Re: Fast addition for n+1 or n+0

From: Walter Roberson (roberson_at_ibd.nrc-cnrc.gc.ca)
Date: 02/18/05


Date: 18 Feb 2005 18:06:09 GMT

In article <cv563d$d73$1@canopus.cc.umanitoba.ca>,
Walter Roberson <roberson@ibd.nrc-cnrc.gc.ca> wrote:
|In article <37ll5mF5es672U1@individual.net>,
|Alex Vinokur <alexvn@big-foot.com> wrote:

|:Consider the following statement:
|:n+i, where i = 1 or 0.
|:Is there more fast method for computing n+i than direct computing that sum?

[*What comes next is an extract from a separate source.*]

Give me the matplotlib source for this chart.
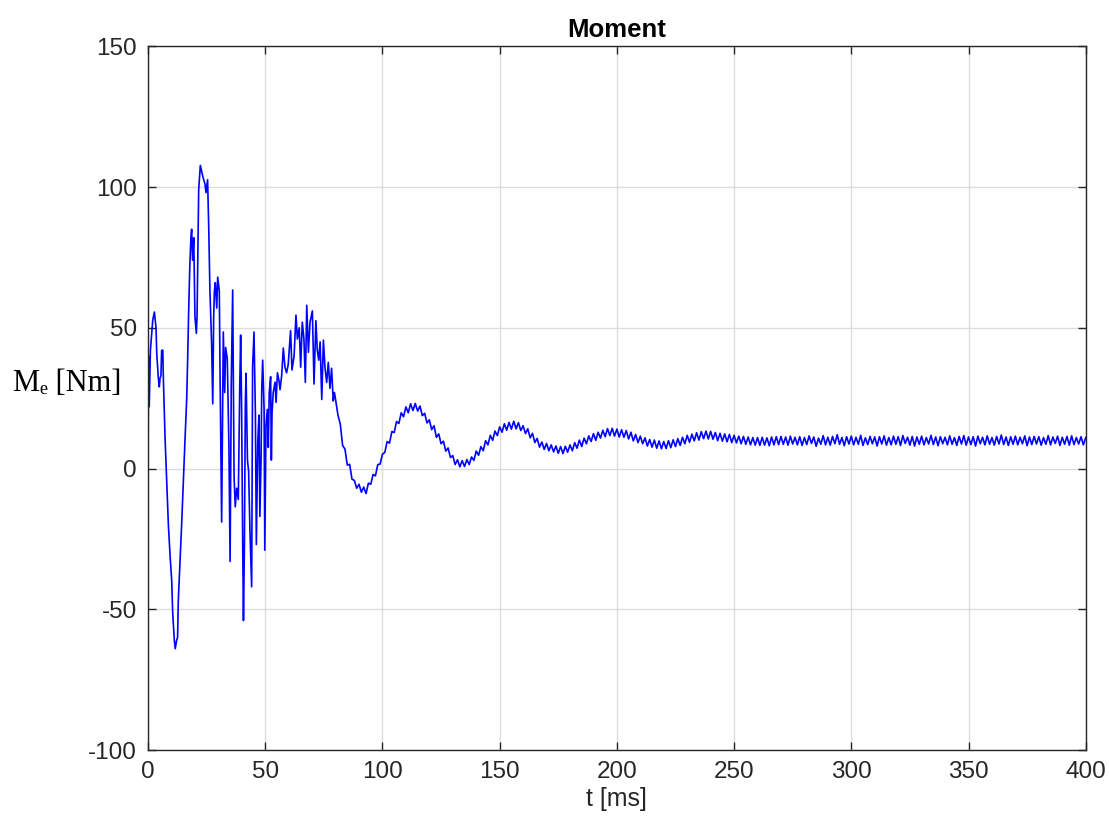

|It depends on the costs you assign to the various operations -- a
|matter which is architecture dependant.

There is a possibility that would be slower in any real
architecture that I've ever heard of, but which could be faster
under very narrow circumstances.

 (n&1) ? (n+i) : (n|i)

The narrow circumstances under which this could be faster are:
- this is within a tight loop that fits within the processor's
  primary instruction cache
- the processor has a "move conditional" operation that
  avoids taking an actual branch when the operations are
  simple enough and the result is being used arithmetically
  instead of to control a branch
- at the microcode level, the processor "runs free"
  when working from instruction cache, processing each
  instruction as fast as possible instead of working
  on a bus-cycle system (which is needed in most cases
  when anything outside the primary cache is being referenced)
- the cost of the bitwise AND operation plus the cost of the
  comparison to 0 plus the cost of the bitwise OR operation,
  are faster than the cost of a full addition

I have heard of one architecture (I don't recall which)
that had a "move conditional" operation that took
a test condition and two arithmetic operations as operands,
and would start doing the two artihmetic operations in
parallel at the same time it was doing the test; when the
result of the test was available, it would abort the false
branch if it was not already finished, with the result
being whichever of the arithmetic expressions was selected
by the condition.

Please note how narrow these conditions are: you would
have to know a LOT about your processor to make this kind
of optimization: the expression I give above will be slower
than a straight addition on nearly every architecture.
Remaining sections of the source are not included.